**AIM:**
Print each line exactly as it is given.

**DATA SEGMENT:**
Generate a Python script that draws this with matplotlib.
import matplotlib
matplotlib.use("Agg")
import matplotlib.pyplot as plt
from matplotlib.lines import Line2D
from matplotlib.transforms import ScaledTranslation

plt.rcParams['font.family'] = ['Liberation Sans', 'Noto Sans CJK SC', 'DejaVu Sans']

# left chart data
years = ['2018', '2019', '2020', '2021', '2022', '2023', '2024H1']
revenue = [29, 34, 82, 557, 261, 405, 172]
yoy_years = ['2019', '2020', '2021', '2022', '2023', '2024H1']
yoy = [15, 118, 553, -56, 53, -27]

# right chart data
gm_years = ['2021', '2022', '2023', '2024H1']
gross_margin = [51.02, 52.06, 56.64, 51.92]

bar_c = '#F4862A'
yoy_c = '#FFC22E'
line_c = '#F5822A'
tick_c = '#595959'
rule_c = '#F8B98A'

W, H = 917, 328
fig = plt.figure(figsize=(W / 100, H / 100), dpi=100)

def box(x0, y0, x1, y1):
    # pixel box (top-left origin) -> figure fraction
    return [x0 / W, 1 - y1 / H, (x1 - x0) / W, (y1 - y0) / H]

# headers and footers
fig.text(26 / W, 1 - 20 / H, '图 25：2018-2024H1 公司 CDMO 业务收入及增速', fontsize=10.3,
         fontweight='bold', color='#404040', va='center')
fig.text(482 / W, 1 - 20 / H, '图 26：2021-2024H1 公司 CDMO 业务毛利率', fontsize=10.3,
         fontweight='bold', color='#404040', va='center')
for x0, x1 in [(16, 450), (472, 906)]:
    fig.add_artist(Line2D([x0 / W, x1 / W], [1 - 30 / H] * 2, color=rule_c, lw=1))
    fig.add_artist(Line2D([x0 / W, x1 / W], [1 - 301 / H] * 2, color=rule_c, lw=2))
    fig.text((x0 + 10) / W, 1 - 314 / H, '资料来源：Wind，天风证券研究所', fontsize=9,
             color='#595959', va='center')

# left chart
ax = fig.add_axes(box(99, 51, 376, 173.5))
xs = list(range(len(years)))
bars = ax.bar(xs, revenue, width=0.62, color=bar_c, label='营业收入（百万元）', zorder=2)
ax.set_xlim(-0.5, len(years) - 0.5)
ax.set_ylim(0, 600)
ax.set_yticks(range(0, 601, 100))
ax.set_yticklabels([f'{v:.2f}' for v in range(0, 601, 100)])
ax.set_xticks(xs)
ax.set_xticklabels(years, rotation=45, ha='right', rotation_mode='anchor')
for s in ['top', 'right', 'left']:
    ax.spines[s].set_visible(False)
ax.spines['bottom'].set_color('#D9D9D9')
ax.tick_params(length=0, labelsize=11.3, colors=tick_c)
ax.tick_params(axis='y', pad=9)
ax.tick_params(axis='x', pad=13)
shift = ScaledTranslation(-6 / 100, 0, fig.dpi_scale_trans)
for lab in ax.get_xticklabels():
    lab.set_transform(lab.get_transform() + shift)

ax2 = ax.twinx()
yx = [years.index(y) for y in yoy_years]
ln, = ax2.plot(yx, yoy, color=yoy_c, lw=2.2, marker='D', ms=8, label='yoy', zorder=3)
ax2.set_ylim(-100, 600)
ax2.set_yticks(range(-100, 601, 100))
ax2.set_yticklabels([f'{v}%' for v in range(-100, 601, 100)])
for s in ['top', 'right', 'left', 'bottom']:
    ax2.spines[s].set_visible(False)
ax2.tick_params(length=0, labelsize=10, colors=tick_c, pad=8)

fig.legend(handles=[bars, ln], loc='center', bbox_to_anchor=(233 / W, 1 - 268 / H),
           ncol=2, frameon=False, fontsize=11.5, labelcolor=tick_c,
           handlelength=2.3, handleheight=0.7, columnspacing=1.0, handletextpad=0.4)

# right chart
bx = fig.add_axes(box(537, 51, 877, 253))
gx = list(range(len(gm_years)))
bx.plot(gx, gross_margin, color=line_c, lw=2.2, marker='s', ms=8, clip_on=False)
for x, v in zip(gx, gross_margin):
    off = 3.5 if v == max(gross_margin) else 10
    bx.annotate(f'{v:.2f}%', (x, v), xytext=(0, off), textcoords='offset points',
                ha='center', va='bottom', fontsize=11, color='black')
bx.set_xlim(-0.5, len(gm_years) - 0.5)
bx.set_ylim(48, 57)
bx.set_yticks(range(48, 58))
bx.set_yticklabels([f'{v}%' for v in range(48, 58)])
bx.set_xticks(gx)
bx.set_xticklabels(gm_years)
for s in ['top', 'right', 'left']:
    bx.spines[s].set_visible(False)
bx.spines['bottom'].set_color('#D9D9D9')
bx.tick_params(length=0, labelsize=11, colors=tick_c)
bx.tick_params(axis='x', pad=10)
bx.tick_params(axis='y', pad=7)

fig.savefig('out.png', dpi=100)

**RESPONSE TO THIS EXERCISE:**
Generate a Python script that draws this with matplotlib.
import matplotlib
matplotlib.use("Agg")
import matplotlib.pyplot as plt
from matplotlib.lines import Line2D
from matplotlib.transforms import ScaledTranslation

plt.rcParams['font.family'] = ['Liberation Sans', 'Noto Sans CJK SC', 'DejaVu Sans']

# left chart data
years = ['2018', '2019', '2020', '2021', '2022', '2023', '2024H1']
revenue = [29, 34, 82, 557, 261, 405, 172]
yoy_years = ['2019', '2020', '2021', '2022', '2023', '2024H1']
yoy = [15, 118, 553, -56, 53, -27]

# right chart data
gm_years = ['2021', '2022', '2023', '2024H1']
gross_margin = [51.02, 52.06, 56.64, 51.92]

bar_c = '#F4862A'
yoy_c = '#FFC22E'
line_c = '#F5822A'
tick_c = '#595959'
rule_c = '#F8B98A'

W, H = 917, 328
fig = plt.figure(figsize=(W / 100, H / 100), dpi=100)

def box(x0, y0, x1, y1):
    # pixel box (top-left origin) -> figure fraction
    return [x0 / W, 1 - y1 / H, (x1 - x0) / W, (y1 - y0) / H]

# headers and footers
fig.text(26 / W, 1 - 20 / H, '图 25：2018-2024H1 公司 CDMO 业务收入及增速', fontsize=10.3,
         fontweight='bold', color='#404040', va='center')
fig.text(482 / W, 1 - 20 / H, '图 26：2021-2024H1 公司 CDMO 业务毛利率', fontsize=10.3,
         fontweight='bold', color='#404040', va='center')
for x0, x1 in [(16, 450), (472, 906)]:
    fig.add_artist(Line2D([x0 / W, x1 / W], [1 - 30 / H] * 2, color=rule_c, lw=1))
    fig.add_artist(Line2D([x0 / W, x1 / W], [1 - 301 / H] * 2, color=rule_c, lw=2))
    fig.text((x0 + 10) / W, 1 - 314 / H, '资料来源：Wind，天风证券研究所', fontsize=9,
             color='#595959', va='center')

# left chart
ax = fig.add_axes(box(99, 51, 376, 173.5))
xs = list(range(len(years)))
bars = ax.bar(xs, revenue, width=0.62, color=bar_c, label='营业收入（百万元）', zorder=2)
ax.set_xlim(-0.5, len(years) - 0.5)
ax.set_ylim(0, 600)
ax.set_yticks(range(0, 601, 100))
ax.set_yticklabels([f'{v:.2f}' for v in range(0, 601, 100)])
ax.set_xticks(xs)
ax.set_xticklabels(years, rotation=45, ha='right', rotation_mode='anchor')
for s in ['top', 'right', 'left']:
    ax.spines[s].set_visible(False)
ax.spines['bottom'].set_color('#D9D9D9')
ax.tick_params(length=0, labelsize=11.3, colors=tick_c)
ax.tick_params(axis='y', pad=9)
ax.tick_params(axis='x', pad=13)
shift = ScaledTranslation(-6 / 100, 0, fig.dpi_scale_trans)
for lab in ax.get_xticklabels():
    lab.set_transform(lab.get_transform() + shift)

ax2 = ax.twinx()
yx = [years.index(y) for y in yoy_years]
ln, = ax2.plot(yx, yoy, color=yoy_c, lw=2.2, marker='D', ms=8, label='yoy', zorder=3)
ax2.set_ylim(-100, 600)
ax2.set_yticks(range(-100, 601, 100))
ax2.set_yticklabels([f'{v}%' for v in range(-100, 601, 100)])
for s in ['top', 'right', 'left', 'bottom']:
    ax2.spines[s].set_visible(False)
ax2.tick_params(length=0, labelsize=10, colors=tick_c, pad=8)

fig.legend(handles=[bars, ln], loc='center', bbox_to_anchor=(233 / W, 1 - 268 / H),
           ncol=2, frameon=False, fontsize=11.5, labelcolor=tick_c,
           handlelength=2.3, handleheight=0.7, columnspacing=1.0, handletextpad=0.4)

# right chart
bx = fig.add_axes(box(537, 51, 877, 253))
gx = list(range(len(gm_years)))
bx.plot(gx, gross_margin, color=line_c, lw=2.2, marker='s', ms=8, clip_on=False)
for x, v in zip(gx, gross_margin):
    off = 3.5 if v == max(gross_margin) else 10
    bx.annotate(f'{v:.2f}%', (x, v), xytext=(0, off), textcoords='offset points',
                ha='center', va='bottom', fontsize=11, color='black')
bx.set_xlim(-0.5, len(gm_years) - 0.5)
bx.set_ylim(48, 57)
bx.set_yticks(range(48, 58))
bx.set_yticklabels([f'{v}%' for v in range(48, 58)])
bx.set_xticks(gx)
bx.set_xticklabels(gm_years)
for s in ['top', 'right', 'left']:
    bx.spines[s].set_visible(False)
bx.spines['bottom'].set_color('#D9D9D9')
bx.tick_params(length=0, labelsize=11, colors=tick_c)
bx.tick_params(axis='x', pad=10)
bx.tick_params(axis='y', pad=7)

fig.savefig('out.png', dpi=100)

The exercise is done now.